- _Objective_
Output the full listing word for word.

- _Dataset excerpt_
++++++++++

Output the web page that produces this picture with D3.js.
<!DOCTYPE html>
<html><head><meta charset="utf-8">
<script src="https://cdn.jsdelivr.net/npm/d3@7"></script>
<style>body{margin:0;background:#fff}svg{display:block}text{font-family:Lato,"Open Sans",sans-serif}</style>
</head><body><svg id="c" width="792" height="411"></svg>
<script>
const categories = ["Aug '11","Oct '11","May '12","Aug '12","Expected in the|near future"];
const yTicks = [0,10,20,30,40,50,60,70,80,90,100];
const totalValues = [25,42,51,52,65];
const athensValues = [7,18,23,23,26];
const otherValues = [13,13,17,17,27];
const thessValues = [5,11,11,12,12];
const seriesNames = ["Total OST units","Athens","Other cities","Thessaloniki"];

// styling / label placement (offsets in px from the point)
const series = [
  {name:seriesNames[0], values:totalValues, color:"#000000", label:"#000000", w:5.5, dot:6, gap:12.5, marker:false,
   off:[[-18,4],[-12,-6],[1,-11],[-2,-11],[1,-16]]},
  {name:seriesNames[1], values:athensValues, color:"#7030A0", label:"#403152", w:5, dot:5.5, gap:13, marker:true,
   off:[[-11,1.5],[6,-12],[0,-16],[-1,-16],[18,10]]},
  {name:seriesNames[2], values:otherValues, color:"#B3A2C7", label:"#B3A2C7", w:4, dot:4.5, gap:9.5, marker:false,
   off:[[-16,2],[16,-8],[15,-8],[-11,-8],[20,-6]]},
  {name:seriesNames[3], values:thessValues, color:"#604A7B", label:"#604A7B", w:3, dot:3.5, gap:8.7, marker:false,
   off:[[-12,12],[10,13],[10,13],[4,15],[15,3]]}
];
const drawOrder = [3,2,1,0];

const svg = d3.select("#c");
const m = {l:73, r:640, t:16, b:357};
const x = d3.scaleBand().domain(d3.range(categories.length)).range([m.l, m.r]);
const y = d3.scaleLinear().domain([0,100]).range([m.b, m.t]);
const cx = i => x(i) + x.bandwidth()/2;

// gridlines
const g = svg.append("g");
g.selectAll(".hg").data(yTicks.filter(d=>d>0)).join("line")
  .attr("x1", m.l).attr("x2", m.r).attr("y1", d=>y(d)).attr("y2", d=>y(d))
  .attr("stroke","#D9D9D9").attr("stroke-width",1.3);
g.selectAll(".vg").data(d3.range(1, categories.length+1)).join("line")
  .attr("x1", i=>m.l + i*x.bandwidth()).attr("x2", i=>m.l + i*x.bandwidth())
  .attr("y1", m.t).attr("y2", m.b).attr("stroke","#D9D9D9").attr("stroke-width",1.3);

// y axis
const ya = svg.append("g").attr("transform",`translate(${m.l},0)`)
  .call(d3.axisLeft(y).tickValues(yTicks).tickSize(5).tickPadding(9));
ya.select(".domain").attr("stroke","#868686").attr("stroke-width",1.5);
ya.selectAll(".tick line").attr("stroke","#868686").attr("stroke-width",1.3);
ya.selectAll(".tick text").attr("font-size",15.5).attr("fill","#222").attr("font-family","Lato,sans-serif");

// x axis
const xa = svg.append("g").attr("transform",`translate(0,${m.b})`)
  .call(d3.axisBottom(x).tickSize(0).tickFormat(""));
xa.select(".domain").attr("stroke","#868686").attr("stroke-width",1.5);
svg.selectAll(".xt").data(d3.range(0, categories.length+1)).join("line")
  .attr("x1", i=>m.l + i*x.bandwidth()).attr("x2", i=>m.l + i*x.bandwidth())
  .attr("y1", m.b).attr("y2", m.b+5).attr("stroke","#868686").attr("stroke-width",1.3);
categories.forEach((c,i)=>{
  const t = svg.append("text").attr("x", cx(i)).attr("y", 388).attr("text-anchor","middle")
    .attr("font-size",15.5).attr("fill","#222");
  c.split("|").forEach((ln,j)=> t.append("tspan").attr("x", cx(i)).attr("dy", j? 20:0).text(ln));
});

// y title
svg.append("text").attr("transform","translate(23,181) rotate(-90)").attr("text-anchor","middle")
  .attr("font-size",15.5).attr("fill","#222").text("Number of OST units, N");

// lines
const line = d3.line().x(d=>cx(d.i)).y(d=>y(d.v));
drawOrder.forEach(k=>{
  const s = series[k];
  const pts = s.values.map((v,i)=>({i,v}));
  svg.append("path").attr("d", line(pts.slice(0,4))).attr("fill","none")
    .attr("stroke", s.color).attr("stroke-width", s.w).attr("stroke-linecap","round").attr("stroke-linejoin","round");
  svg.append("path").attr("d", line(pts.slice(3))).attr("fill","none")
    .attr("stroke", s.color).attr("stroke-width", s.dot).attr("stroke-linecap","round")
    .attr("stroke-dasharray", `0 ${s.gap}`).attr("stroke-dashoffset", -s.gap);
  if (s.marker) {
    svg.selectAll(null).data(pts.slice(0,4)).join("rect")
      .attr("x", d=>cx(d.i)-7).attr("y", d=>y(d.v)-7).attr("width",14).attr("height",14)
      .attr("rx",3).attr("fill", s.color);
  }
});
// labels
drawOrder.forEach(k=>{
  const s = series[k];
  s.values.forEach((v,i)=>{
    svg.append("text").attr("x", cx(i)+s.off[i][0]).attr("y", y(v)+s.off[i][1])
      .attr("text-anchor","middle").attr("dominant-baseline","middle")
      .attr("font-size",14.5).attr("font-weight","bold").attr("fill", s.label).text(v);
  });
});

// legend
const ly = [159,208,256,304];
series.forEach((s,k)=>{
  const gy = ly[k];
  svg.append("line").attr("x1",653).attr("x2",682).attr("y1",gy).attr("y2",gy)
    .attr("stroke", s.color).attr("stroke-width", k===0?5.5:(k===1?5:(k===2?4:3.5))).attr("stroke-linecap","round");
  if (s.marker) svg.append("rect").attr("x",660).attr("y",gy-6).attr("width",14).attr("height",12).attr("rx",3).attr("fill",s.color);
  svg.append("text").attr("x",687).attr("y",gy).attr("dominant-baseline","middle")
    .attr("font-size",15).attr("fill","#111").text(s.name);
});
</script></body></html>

++++++++++

- _Final result_
Output the web page that produces this picture with D3.js.
<!DOCTYPE html>
<html><head><meta charset="utf-8">
<script src="https://cdn.jsdelivr.net/npm/d3@7"></script>
<style>body{margin:0;background:#fff}svg{display:block}text{font-family:Lato,"Open Sans",sans-serif}</style>
</head><body><svg id="c" width="792" height="411"></svg>
<script>
const categories = ["Aug '11","Oct '11","May '12","Aug '12","Expected in the|near future"];
const yTicks = [0,10,20,30,40,50,60,70,80,90,100];
const totalValues = [25,42,51,52,65];
const athensValues = [7,18,23,23,26];
const otherValues = [13,13,17,17,27];
const thessValues = [5,11,11,12,12];
const seriesNames = ["Total OST units","Athens","Other cities","Thessaloniki"];

// styling / label placement (offsets in px from the point)
const series = [
  {name:seriesNames[0], values:totalValues, color:"#000000", label:"#000000", w:5.5, dot:6, gap:12.5, marker:false,
   off:[[-18,4],[-12,-6],[1,-11],[-2,-11],[1,-16]]},
  {name:seriesNames[1], values:athensValues, color:"#7030A0", label:"#403152", w:5, dot:5.5, gap:13, marker:true,
   off:[[-11,1.5],[6,-12],[0,-16],[-1,-16],[18,10]]},
  {name:seriesNames[2], values:otherValues, color:"#B3A2C7", label:"#B3A2C7", w:4, dot:4.5, gap:9.5, marker:false,
   off:[[-16,2],[16,-8],[15,-8],[-11,-8],[20,-6]]},
  {name:seriesNames[3], values:thessValues, color:"#604A7B", label:"#604A7B", w:3, dot:3.5, gap:8.7, marker:false,
   off:[[-12,12],[10,13],[10,13],[4,15],[15,3]]}
];
const drawOrder = [3,2,1,0];

const svg = d3.select("#c");
const m = {l:73, r:640, t:16, b:357};
const x = d3.scaleBand().domain(d3.range(categories.length)).range([m.l, m.r]);
const y = d3.scaleLinear().domain([0,100]).range([m.b, m.t]);
const cx = i => x(i) + x.bandwidth()/2;

// gridlines
const g = svg.append("g");
g.selectAll(".hg").data(yTicks.filter(d=>d>0)).join("line")
  .attr("x1", m.l).attr("x2", m.r).attr("y1", d=>y(d)).attr("y2", d=>y(d))
  .attr("stroke","#D9D9D9").attr("stroke-width",1.3);
g.selectAll(".vg").data(d3.range(1, categories.length+1)).join("line")
  .attr("x1", i=>m.l + i*x.bandwidth()).attr("x2", i=>m.l + i*x.bandwidth())
  .attr("y1", m.t).attr("y2", m.b).attr("stroke","#D9D9D9").attr("stroke-width",1.3);

// y axis
const ya = svg.append("g").attr("transform",`translate(${m.l},0)`)
  .call(d3.axisLeft(y).tickValues(yTicks).tickSize(5).tickPadding(9));
ya.select(".domain").attr("stroke","#868686").attr("stroke-width",1.5);
ya.selectAll(".tick line").attr("stroke","#868686").attr("stroke-width",1.3);
ya.selectAll(".tick text").attr("font-size",15.5).attr("fill","#222").attr("font-family","Lato,sans-serif");

// x axis
const xa = svg.append("g").attr("transform",`translate(0,${m.b})`)
  .call(d3.axisBottom(x).tickSize(0).tickFormat(""));
xa.select(".domain").attr("stroke","#868686").attr("stroke-width",1.5);
svg.selectAll(".xt").data(d3.range(0, categories.length+1)).join("line")
  .attr("x1", i=>m.l + i*x.bandwidth()).attr("x2", i=>m.l + i*x.bandwidth())
  .attr("y1", m.b).attr("y2", m.b+5).attr("stroke","#868686").attr("stroke-width",1.3);
categories.forEach((c,i)=>{
  const t = svg.append("text").attr("x", cx(i)).attr("y", 388).attr("text-anchor","middle")
    .attr("font-size",15.5).attr("fill","#222");
  c.split("|").forEach((ln,j)=> t.append("tspan").attr("x", cx(i)).attr("dy", j? 20:0).text(ln));
});

// y title
svg.append("text").attr("transform","translate(23,181) rotate(-90)").attr("text-anchor","middle")
  .attr("font-size",15.5).attr("fill","#222").text("Number of OST units, N");

// lines
const line = d3.line().x(d=>cx(d.i)).y(d=>y(d.v));
drawOrder.forEach(k=>{
  const s = series[k];
  const pts = s.values.map((v,i)=>({i,v}));
  svg.append("path").attr("d", line(pts.slice(0,4))).attr("fill","none")
    .attr("stroke", s.color).attr("stroke-width", s.w).attr("stroke-linecap","round").attr("stroke-linejoin","round");
  svg.append("path").attr("d", line(pts.slice(3))).attr("fill","none")
    .attr("stroke", s.color).attr("stroke-width", s.dot).attr("stroke-linecap","round")
    .attr("stroke-dasharray", `0 ${s.gap}`).attr("stroke-dashoffset", -s.gap);
  if (s.marker) {
    svg.selectAll(null).data(pts.slice(0,4)).join("rect")
      .attr("x", d=>cx(d.i)-7).attr("y", d=>y(d.v)-7).attr("width",14).attr("height",14)
      .attr("rx",3).attr("fill", s.color);
  }
});
// labels
drawOrder.forEach(k=>{
  const s = series[k];
  s.values.forEach((v,i)=>{
    svg.append("text").attr("x", cx(i)+s.off[i][0]).attr("y", y(v)+s.off[i][1])
      .attr("text-anchor","middle").attr("dominant-baseline","middle")
      .attr("font-size",14.5).attr("font-weight","bold").attr("fill", s.label).text(v);
  });
});

// legend
const ly = [159,208,256,304];
series.forEach((s,k)=>{
  const gy = ly[k];
  svg.append("line").attr("x1",653).attr("x2",682).attr("y1",gy).attr("y2",gy)
    .attr("stroke", s.color).attr("stroke-width", k===0?5.5:(k===1?5:(k===2?4:3.5))).attr("stroke-linecap","round");
  if (s.marker) svg.append("rect").attr("x",660).attr("y",gy-6).attr("width",14).attr("height",12).attr("rx",3).attr("fill",s.color);
  svg.append("text").attr("x",687).attr("y",gy).attr("dominant-baseline","middle")
    .attr("font-size",15).attr("fill","#111").text(s.name);
});
</script></body></html>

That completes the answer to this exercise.